Roman Catholic parish church in Sicily, Italy

San Giorgio in Kemonia, some decades ago renamed as San Giuseppe Cafasso, is a Roman Catholic parish church located on Via dei Benedettini #13 in the city of Palermo, region of Sicily, Italy. In 1953, the church was rededicated to Joseph Cafasso (1811-1860), patron saint of prisoners, due to former nearby female prison. The apse of the ancient church of San Giovanni degli Eremiti ends on the right flank of the church. Across the street are a series of building forming the Giovanni di Cristina Children's Hospital.

==History==
Churches at this site have had many owners. The church was built near or atop a former stream or river (Kemonia) that flowed through to a bay, which formed part of the Palermo harbor; but the river ceased to flow by the 16th century.
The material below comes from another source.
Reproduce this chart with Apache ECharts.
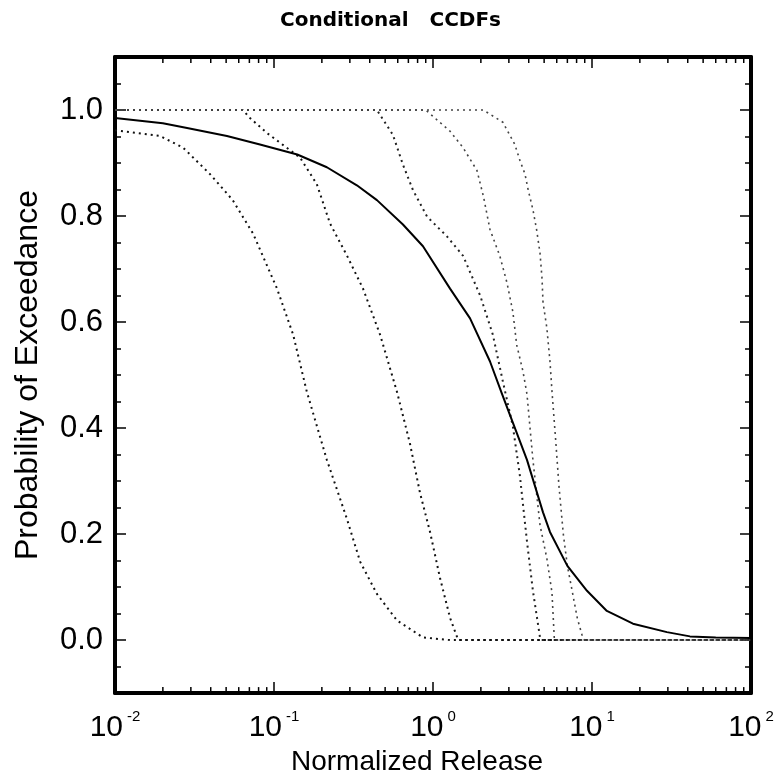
<!DOCTYPE html>
<html>
<head>
<meta charset="utf-8">
<script src="https://cdn.jsdelivr.net/npm/echarts@6/dist/echarts.min.js"></script>
<style>
  html, body { margin: 0; padding: 0; background: #fff; }
  #chart { width: 781px; height: 781px; }
</style>
</head>
<body>
<div id="chart"></div>
<script>
// 数据
const meanX = [0.01, 0.02, 0.0284, 0.0506, 0.0816, 0.14, 0.215, 0.332, 0.444, 0.647, 0.865, 1.28, 1.71, 2.28, 2.72, 3.0, 3.9, 4.92, 5.44, 7.0, 9.3, 12.4, 18.1, 29.6, 41.3, 60, 100];
const meanY = [0.985, 0.975, 0.966, 0.951, 0.935, 0.916, 0.892, 0.858, 0.83, 0.784, 0.743, 0.663, 0.607, 0.526, 0.464, 0.43, 0.34, 0.241, 0.204, 0.14, 0.093, 0.055, 0.031, 0.015, 0.007, 0.005, 0.004];

const c1X = [0.01, 0.0192, 0.0268, 0.0396, 0.055, 0.0738, 0.1045, 0.132, 0.161, 0.215, 0.288, 0.348, 0.444, 0.594, 0.865, 1.28, 100];
const c1Y = [0.962, 0.951, 0.929, 0.879, 0.83, 0.767, 0.663, 0.576, 0.468, 0.34, 0.228, 0.148, 0.087, 0.037, 0.005, 0, 0];

const c2X = [0.01, 0.0638, 0.0706, 0.09, 0.146, 0.186, 0.225, 0.288, 0.363, 0.465, 0.594, 0.716, 0.828, 0.958, 1.107, 1.28, 1.44, 100];
const c2Y = [1.0, 1.0, 0.985, 0.957, 0.91, 0.86, 0.786, 0.725, 0.663, 0.576, 0.468, 0.371, 0.278, 0.204, 0.117, 0.042, 0, 0];

const c3X = [0.01, 0.444, 0.56, 0.647, 0.748, 0.917, 1.22, 1.545, 1.98, 2.38, 2.75, 3.18, 3.52, 3.9, 4.25, 4.71, 4.8, 100];
const c3Y = [1.0, 1.0, 0.953, 0.897, 0.849, 0.799, 0.762, 0.725, 0.65, 0.576, 0.488, 0.403, 0.31, 0.186, 0.093, 0.005, 0, 0];

const c4X = [0.01, 0.9, 1.28, 1.545, 1.89, 2.08, 2.28, 2.63, 2.92, 3.18, 3.36, 3.68, 3.9, 4.25, 4.71, 5.2, 5.6, 5.8, 100];
const c4Y = [1.0, 1.0, 0.96, 0.929, 0.886, 0.836, 0.775, 0.725, 0.674, 0.619, 0.557, 0.507, 0.464, 0.34, 0.217, 0.154, 0.09, 0, 0];

const c5X = [0.01, 2.07, 2.75, 3.27, 3.52, 3.79, 3.97, 4.25, 4.48, 4.71, 4.85, 4.92, 5.2, 5.44, 5.6, 5.9, 6.2, 6.6, 7.0, 7.5, 8.1, 8.65, 9.0, 100];
const c5Y = [1.0, 1.0, 0.977, 0.935, 0.905, 0.879, 0.849, 0.812, 0.775, 0.73, 0.682, 0.637, 0.589, 0.526, 0.47, 0.38, 0.29, 0.2, 0.14, 0.093, 0.04, 0.01, 0, 0];

// 刻度
const yLabelValues = [0, 0.2, 0.4, 0.6, 0.8, 1.0];
const xMinorTicks = [0.02, 0.03, 0.04, 0.05, 0.06, 0.07, 0.08, 0.09,
  0.2, 0.3, 0.4, 0.5, 0.6, 0.7, 0.8, 0.9,
  2, 3, 4, 5, 6, 7, 8, 9,
  20, 30, 40, 50, 60, 70, 80, 90];

const zip = (xs, ys) => xs.map((x, i) => [x, ys[i]]);

const chart = echarts.init(document.getElementById('chart'));

const frameLine = { show: true, onZero: false, lineStyle: { color: '#000', width: 4 } };
const font = 'Liberation Sans, Arial, sans-serif';
const tickStyle = { width: 1.5, color: '#000' };

const dotted = (data, width, color) => ({
  type: 'line',
  data: data,
  showSymbol: false,
  lineStyle: { type: [2, 4], width: width, color: color, cap: 'butt' },
  z: 3
});

const option = {
  animation: false,
  backgroundColor: '#fff',
  title: {
    text: 'Conditional   CCDFs',
    left: 'center',
    top: 7,
    padding: [4, 0, 4, 88],
    textStyle: { fontFamily: 'DejaVu Sans, sans-serif', fontWeight: 'bold', fontSize: 20, color: '#000' }
  },
  grid: { left: 115, top: 57, width: 636, height: 646, containLabel: false },
  xAxis: [
    {
      type: 'log', logBase: 10, min: 0.01, max: 100, position: 'bottom',
      axisLine: frameLine,
      axisTick: { inside: true, length: 11, lineStyle: tickStyle },
      splitLine: { show: false },
      axisLabel: {
        margin: 16,
        formatter: (v) => '{b|10}{s|' + Math.round(Math.log10(v)) + '}',
        rich: {
          b: { fontFamily: font, fontSize: 30, color: '#000', verticalAlign: 'bottom', lineHeight: 34 },
          s: { fontFamily: font, fontSize: 15, color: '#000', verticalAlign: 'top', lineHeight: 34, padding: [0, 0, 0, 4] }
        }
      },
      name: 'Normalized Release',
      nameLocation: 'middle',
      nameGap: 50,
      nameTextStyle: { fontFamily: font, fontSize: 28, color: '#000', padding: [0, 32, 0, 0] }
    },
    {
      type: 'log', logBase: 10, min: 0.01, max: 100, position: 'top',
      axisLine: frameLine,
      axisTick: { inside: true, length: 11, lineStyle: tickStyle },
      axisLabel: { show: false },
      splitLine: { show: false }
    }
  ],
  yAxis: [
    {
      type: 'value', min: -0.1, max: 1.1, interval: 0.05, position: 'left',
      axisLine: frameLine,
      axisTick: { inside: true, length: 6, lineStyle: tickStyle },
      splitLine: { show: false },
      axisLabel: {
        customValues: yLabelValues,
        margin: 12,
        formatter: (v) => v.toFixed(1),
        fontFamily: font, fontSize: 31, color: '#000'
      },
      name: 'Probability of Exceedance',
      nameLocation: 'middle',
      nameGap: 71,
      nameTextStyle: { fontFamily: font, fontSize: 32, color: '#000' }
    },
    {
      type: 'value', min: -0.1, max: 1.1, interval: 0.05, position: 'right',
      axisLine: frameLine,
      axisTick: { inside: true, length: 6, lineStyle: tickStyle },
      axisLabel: { show: false },
      splitLine: { show: false }
    },
    {
      type: 'value', min: -0.1, max: 1.1, position: 'left',
      axisLine: { show: false },
      axisTick: { inside: true, length: 11, customValues: yLabelValues, lineStyle: tickStyle },
      axisLabel: { show: false },
      splitLine: { show: false }
    },
    {
      type: 'value', min: -0.1, max: 1.1, position: 'right',
      axisLine: { show: false },
      axisTick: { inside: true, length: 11, customValues: yLabelValues, lineStyle: tickStyle },
      axisLabel: { show: false },
      splitLine: { show: false }
    }
  ],
  series: [
    dotted(zip(c1X, c1Y), 2, '#111'),
    dotted(zip(c2X, c2Y), 2, '#111'),
    dotted(zip(c3X, c3Y), 2, '#222'),
    dotted(zip(c4X, c4Y), 1.6, '#444'),
    dotted(zip(c5X, c5Y), 1.6, '#444'),
    {
      type: 'line',
      data: zip(meanX, meanY),
      showSymbol: false,
      lineStyle: { type: 'solid', width: 2, color: '#000' },
      z: 4
    },
    {
      // x 轴次刻度（上下两侧）
      type: 'custom',
      data: xMinorTicks.map((v) => [v, 0]),
      renderItem: (params, api) => {
        const v = api.value(0);
        const b = api.coord([v, -0.1]);
        const t = api.coord([v, 1.1]);
        const st = { stroke: '#000', lineWidth: 1.5 };
        return {
          type: 'group',
          children: [
            { type: 'line', shape: { x1: b[0], y1: b[1], x2: b[0], y2: b[1] - 6 }, style: st },
            { type: 'line', shape: { x1: t[0], y1: t[1], x2: t[0], y2: t[1] + 6 }, style: st }
          ]
        };
      },
      silent: true,
      z: 5
    }
  ]
};

chart.setOption(option);
</script>
</body>
</html>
A church was putatively present at the site by the 4th century, and after the Norman conquest of Sicily, a church here was affiliated with a Cistercian monastery. Later the church was assigned to the Olivetan order, with benedictine monks deriving from the monastery of Santa Maria di Monte Oliveto allo Spasimo in town. In 1765, a major refurbishment was begun that transformed the then 14th-century church into a late-baroque style.

The facade is made with yellow stone and proliferates with pilasters. The portico has broken tympanum and protrudes with two columns. The interior has a single nave with three chapels to each side. The apse still retains its medieval semicircular layout. The interior walls are decorated in stucco by the Serpotta family. Among the frescoes is the ceiling painting depicting the Madonna grants St Benedict the habit of his order by Giuseppe Tresca. The Crucifix reliquary in the third chapel on the right was made by Giuseppe Marabitti.